Fotografía: Jesús Massó
Una parte relevante de agentes empresariales y de profesionales de la política y la opinión coinciden en (des)calificar como “turismofobia” los malestares que sectores ciudadanos de cierta amplitud y diversidad vienen expresando ante la creciente turistización, turistificación en determinados casos, de nuestras ciudades. Significativa convergencia.
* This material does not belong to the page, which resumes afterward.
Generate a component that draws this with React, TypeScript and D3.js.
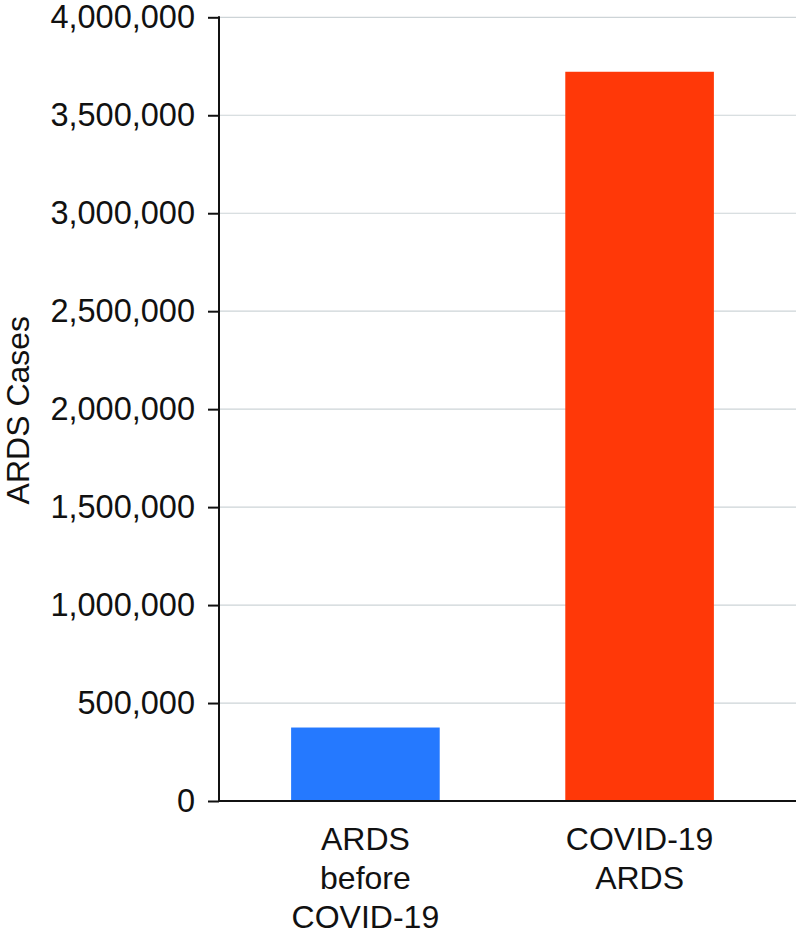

El debate social cuestiona algunas “grandes verdades” del desarrollo turístico: ¿adónde va el grueso de beneficios de unas operaciones privadas que impactan en el espacio público y la vida ciudadana?, ¿cuáles son y quiénes soportan los costes ambientales y sociales urbanos de estas actividades?, ¿por qué enfatizan como “creación de riqueza y empleo” a pequeños negocios inestables, autónomos autoexplotados y trabajo precarizado e irregular?, ¿en qué medida el crecimiento de los últimos años obedece a una demanda coyuntural deudora de conflictos en destinos competidores?, ¿es razonable el monocultivo turístico como motor económico desatendiendo otras estrategias de desarrollo más sólidas, diversificadas y sostenibles?, ¿son nuestros cascos históricos y nuestro patrimonio cultural productos para turistas?, ¿estamos ante un acelerado proceso de privatización de nuestras ciudades?, ¿cuánto dinero público se destina a subvencionar la promoción de la industria turística?, ¿deben gestionar los lobbies turísticos la ciudad o debe la política democrática gobernar la ciudad y, dentro de ella, gestionar el turismo?, ¿asistimos a una nueva burbuja?, ¿son viables otros modelos turísticos?…
Hay más preguntas, entre ellas una es muy pertinente: ¿por qué cuesta tanto debatir de manera abierta y razonada sobre todo esto sin ser objeto de descalificaciones?
Sorprende, ya digo, la convergencia en un discurso unilateral y opaco a cualquier atisbo de disenso entre quienes negocian a lo grande con la empresa, la política y la opinión, enrocados de manera irresponsable en publicitar como “muy positivas” una sopa de cifras parciales y sesgadas. Consejeros del ramo y más de un alcalde y de un concejal, de partidos muy dispares, sacan pecho en lo alto de la ola, -en realidad, hacen de la necesidad virtud para disipar sus fracasos-, pretendiendo rentabilizar unos datos no solo discutibles sino con los que ellos y sus gestiones tienen poco o nada que ver.
No se trata de hacer un alegato contra el turismo, fenómeno complejo y de interés económico y sociocultural al que, afortunadamente, mejor o peor, también accedemos la gente normal y corriente. Bien está defender el derecho al turismo y el derecho al negocio pero también el derecho al trabajo digno y el derecho a la ciudad. Es necesario un debate público sobre el turismo y su gobernanza democrática, sobre su conveniente ordenación, su calidad y sostenibilidad económica, social y medioambiental. Se trata de una propuesta elemental y no de un brote de “turismofobia”, cual si fuera una especie de enfermiza disfunción psicosocial.
De reducir la cuestión a tales términos deberemos concluir que una nutrida nómina de especuladores, políticos, opinadores y otros tantos oportunistas y bobos padecen de turismofilia, de una obsesión compulsiva por trasvasar recursos y bienes del común al enriquecimiento particular, cuanto más y en menos tiempo mejor, acaso a cambio de vender como un “éxito” que algunos condenados al paro accedan a un regajo de migajas quebrándose las costillas en el tajo. Una obsesión además adicta al embuste y a las verdades a medias, a un papanatismo triunfalista del cortísimo plazo sin reparar en consecuencias y gastos.
La turismofilia es una suerte de patología del capitalismo salvaje a la que se han sumado, a su dictado, con delirante entusiasmo, la política basura y el periodismo basura.